Remember we already have our own flight connection service. If you are a British Airways connection we can keep you airside so we are fully geared up to offer codeshare or interline in the traditional sense. But this is recognising that there is a market out there which is quite significant and which if it is made easy for them we can help grow that market. We are providing the ability to buy two single tickets in a single transaction because we have presented it in a metasearch engine.

Where is next for it?

When we did the research on this we thought it was a significant potential market, and the fact that Ryanair and Easyjet are now talking about connecting to traditional carriers demonstrates we were ahead of our time.

But if they do a through-baggage interline end to end they won’t use this?

If they value what we are doing in the baggage halls then it is a separable part of the service that can add value to the customer journey. Whichever way connecting traffic happens it’s good for them and good for us. And if it helps non-aligned and legacy airlines connect more effectively because they can connect to Easyjet that’s in our interests because we want them to be successful. If it flows more easily then that’s fine by me.

Ultimately this isn’t a big money play for us. It’s more strategic to stimulate a new market in connecting travel between all the players who want to participate in it.

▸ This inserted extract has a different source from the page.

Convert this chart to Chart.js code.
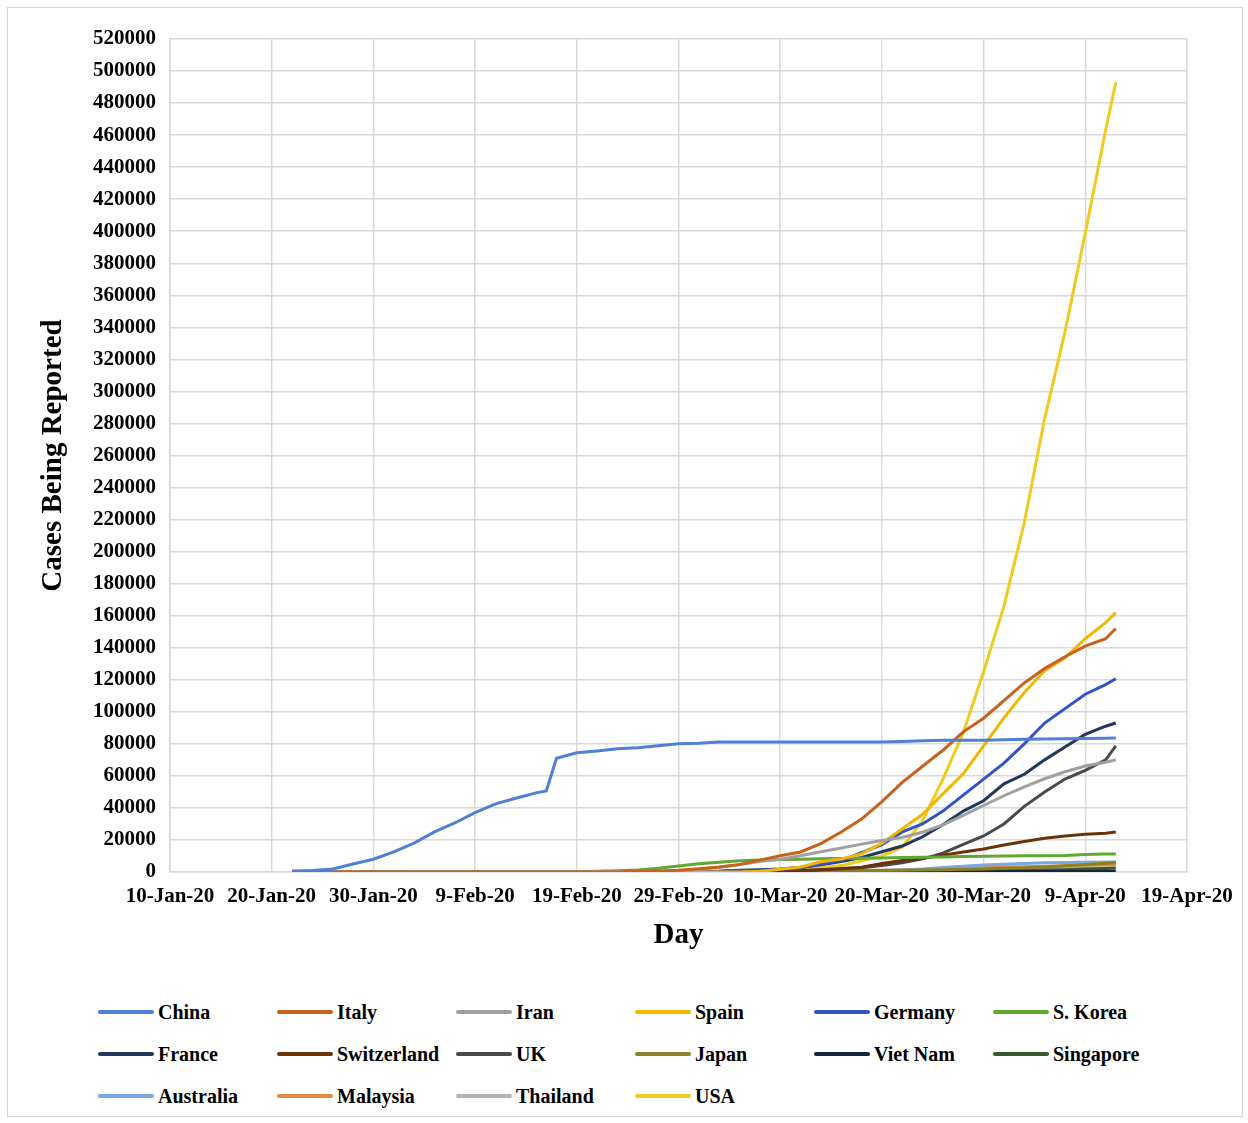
<!DOCTYPE html>
<html>
<head>
<meta charset="utf-8">
<script src="https://cdn.jsdelivr.net/npm/chart.js@4/dist/chart.umd.min.js"></script>
<style>
  html, body { margin: 0; padding: 0; background: #fff; }
  body { width: 1248px; height: 1123px; position: relative; overflow: hidden; font-family: "Liberation Serif", serif; }
  #frame { position: absolute; left: 7px; top: 7px; width: 1234px; height: 1108px; border: 1.5px solid #d4d4d4; }
  #wrap { position: absolute; left: 0; top: 0; width: 1248px; height: 970px; }
  #legend { position: absolute; left: 98px; top: 991px; display: grid; grid-template-columns: repeat(6, 179px); grid-auto-rows: 42px; }
  .item { display: flex; align-items: center; font-weight: bold; font-size: 20px; color: #000; white-space: nowrap; }
  .item span.sw { display: inline-block; width: 56px; height: 4px; margin-right: 4px; border-radius: 2px; }
</style>
</head>
<body>
<div id="frame"></div>
<div id="wrap"><canvas id="covidChart"></canvas></div>
<div id="legend"></div>
<script>
// days counted from 10-Jan-20
var days = [12,14,16,18,20,22,24,26,28,30,32,34,36,37,38,
  40,42,44,46,48,50,52,54,56,58,
  60,62,64,66,68,70,72,74,76,78,
  80,82,84,86,88,90,92,93];

var tickLabels = ['10-Jan-20','20-Jan-20','30-Jan-20','9-Feb-20','19-Feb-20','29-Feb-20',
  '10-Mar-20','20-Mar-20','30-Mar-20','9-Apr-20','19-Apr-20'];

var countries = ['China','Italy','Iran','Spain','Germany','S. Korea',
  'France','Switzerland','UK','Japan','Viet Nam','Singapore',
  'Australia','Malaysia','Thailand','USA'];

var china = [600,1000,1900,5000,8000,12500,18000,25000,30600,37000,42500,46000,49400,50600,71000,
  74400,75600,76900,77500,78750,80000,80300,81200,81200,81200,
  81200,81200,81200,81200,81200,81200,81500,82000,82300,82300,
  82300,82500,82800,83000,83200,83300,83500,83700];
var italy = [0,0,0,0,0,0,0,0,0,0,0,0,0,0,0,
  0,0,0,300,650,1100,2000,3100,4600,7400,
  10100,12500,17700,25000,33000,44000,56000,66000,76000,87500,
  96000,107000,118000,127000,134400,141000,145600,152000];
var iran = [0,0,0,0,0,0,0,0,0,0,0,0,0,0,0,
  0,0,0,0,100,600,1500,2900,4700,6500,
  8000,10100,12700,15000,17400,19600,21600,24800,29400,35400,
  41500,47600,53200,58200,62600,66200,68500,70000];
var spain = [0,0,0,0,0,0,0,0,0,0,0,0,0,0,0,
  0,0,0,0,0,0,0,0,0,400,
  1700,3100,6400,8100,11300,18000,27000,36000,48750,61250,
  78750,96250,112000,125600,133750,145600,155600,162000];
var germany = [0,0,0,0,0,0,0,0,0,0,0,0,0,0,0,
  16,16,16,20,50,80,150,400,800,1100,
  1500,2700,4800,7200,12000,17000,25000,30000,38000,48000,
  58000,68000,80000,93000,102000,111000,117000,120600];
var korea = [1,2,4,11,12,16,19,24,25,27,28,28,29,30,31,
  100,430,830,1260,2300,3700,5200,6100,7000,7500,
  7800,8000,8200,8400,8600,8800,9000,9200,9400,9600,
  9800,10000,10100,10200,10300,11000,11200,11300];
var france = [0,0,3,4,5,6,6,6,6,11,11,11,11,12,12,
  12,12,18,25,60,100,200,400,1100,1400,
  1800,2900,4500,6600,9100,12600,16200,22000,29500,38000,
  44500,55000,61000,70000,78000,86000,91000,93000];
var switzerland = [0,0,0,0,0,0,0,0,0,0,0,0,0,0,0,
  0,0,0,1,8,18,30,90,200,330,
  650,860,1400,2200,3000,5300,7200,8500,10500,12500,
  14400,16800,19000,21000,22500,23500,24200,24900];
var uk = [0,0,0,0,0,0,2,2,3,8,9,9,9,9,9,
  9,9,9,13,20,23,40,90,200,270,
  380,600,1400,1950,2700,4000,5700,8200,11800,17300,
  22500,30000,41000,50000,58000,63500,70000,78750];
var japan = [2,2,2,4,11,15,20,25,25,26,28,29,43,59,66,
  94,110,147,170,210,240,270,360,420,500,
  580,640,720,820,880,960,1100,1200,1400,1700,
  1900,2400,2600,3100,3900,4700,5500,6000];
var vietnam = [0,0,2,2,2,2,6,10,10,10,10,14,16,16,16,
  16,16,16,16,16,16,16,16,21,30,
  31,39,47,61,76,91,113,123,153,174,
  203,218,237,245,249,251,257,257];
var singapore = [0,3,7,10,13,18,24,30,33,43,47,58,72,75,77,
  84,86,89,91,96,102,110,117,138,160,
  166,187,226,266,313,385,455,558,683,802,
  879,1000,1114,1309,1481,1910,2108,2299];
var australia = [0,0,4,4,9,12,12,15,15,15,15,15,15,15,15,
  15,15,15,22,25,25,33,55,80,90,
  110,130,250,370,570,870,1300,1900,2800,3600,
  4300,4900,5300,5700,5900,6100,6200,6300];
var malaysia = [0,0,4,7,8,10,14,16,18,18,18,22,22,22,22,
  22,22,22,22,25,25,29,50,100,110,
  130,200,430,670,900,1030,1300,1620,2000,2320,
  2770,3100,3330,3660,3960,4230,4350,4530];
var thailand = [4,5,8,14,19,25,25,32,33,33,35,35,35,35,35,
  35,35,35,37,40,42,43,47,50,50,
  53,60,80,150,210,320,600,830,1050,1240,
  1520,1770,2060,2220,2370,2470,2550,2580];
var usa = [1,2,5,5,6,8,12,12,12,12,13,13,15,15,15,
  15,15,50,60,60,70,100,220,400,600,
  900,1600,2700,4000,7000,10000,15500,32000,58000,87000,
  125000,166000,218000,283000,337000,399000,463000,493000];

var colors = ['#4f7fd6','#c9601c','#a0a0a0','#f0b800','#3352c8','#5fa832',
  '#22375e','#6b3408','#4a4a4a','#8a8223','#17233f','#385a2a',
  '#7aa7e3','#e08a45','#b5b5b5','#efcb1f'];

(function () {
  'use strict';

  var series = [china, italy, iran, spain, germany, korea, france, switzerland,
    uk, japan, vietnam, singapore, australia, malaysia, thailand, usa];

  var datasets = countries.map(function (name, i) {
    return {
      label: name,
      data: series[i].map(function (v, j) { return { x: days[j], y: v }; }),
      borderColor: colors[i],
      backgroundColor: colors[i],
      borderWidth: 3,
      pointRadius: 0,
      tension: 0,
      fill: false
    };
  });

  var tickFont = { family: '"Liberation Serif", serif', size: 21, weight: 'bold' };
  var titleFont = { family: '"Liberation Serif", serif', size: 29, weight: 'bold' };

  var ctx = document.getElementById('covidChart').getContext('2d');
  var chart = new Chart(ctx, {
    type: 'line',
    data: { datasets: datasets },
    options: {
      responsive: true,
      maintainAspectRatio: false,
      animation: false,
      layout: { padding: { left: 35, right: 61, top: 39, bottom: 0 } },
      plugins: { legend: { display: false }, tooltip: { enabled: false } },
      scales: {
        x: {
          type: 'linear',
          min: 0,
          max: 100,
          afterFit: function (s) { s.height = 98; },
          ticks: {
            stepSize: 10,
            autoSkip: false,
            maxRotation: 0,
            padding: 12,
            color: '#000',
            font: tickFont,
            callback: function (v) { return tickLabels[Math.round(v / 10)]; }
          },
          grid: { color: '#d9d9d9', lineWidth: 1.5, drawTicks: false },
          border: { color: '#d9d9d9', width: 1.5 },
          title: { display: true, text: 'Day', color: '#000', font: titleFont, padding: { top: 0, bottom: 17 } }
        },
        y: {
          min: 0,
          max: 520000,
          afterFit: function (s) { s.width = 135; },
          ticks: {
            stepSize: 20000,
            padding: 14,
            color: '#000',
            font: tickFont,
            callback: function (v) { return String(v); }
          },
          grid: { color: '#d9d9d9', lineWidth: 1.5, drawTicks: false },
          border: { color: '#d9d9d9', width: 1.5 },
          title: { display: true, text: 'Cases Being Reported', color: '#000', font: titleFont, padding: { top: 1, bottom: 0 } }
        }
      }
    }
  });

  // legend grid built from the chart's datasets
  var box = document.getElementById('legend');
  chart.data.datasets.forEach(function (ds) {
    var item = document.createElement('div');
    item.className = 'item';
    var sw = document.createElement('span');
    sw.className = 'sw';
    sw.style.background = ds.borderColor;
    item.appendChild(sw);
    item.appendChild(document.createTextNode(ds.label));
    box.appendChild(item);
  });
}());
</script>
</body>
</html>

We have many airports around the world looking at it and asking, “How do you do it?” So it’s something that’s helping other airports and the industry think about its own business model.

Will the terminal changes help?

As you know, the moves are going to be on January 23-26, 2017. There is no question that for our North Terminal airlines, having Easyjet consolidated in there, and quite a lot of our long-haul airlines in the North Terminal, it provides an interesting opportunity for them.”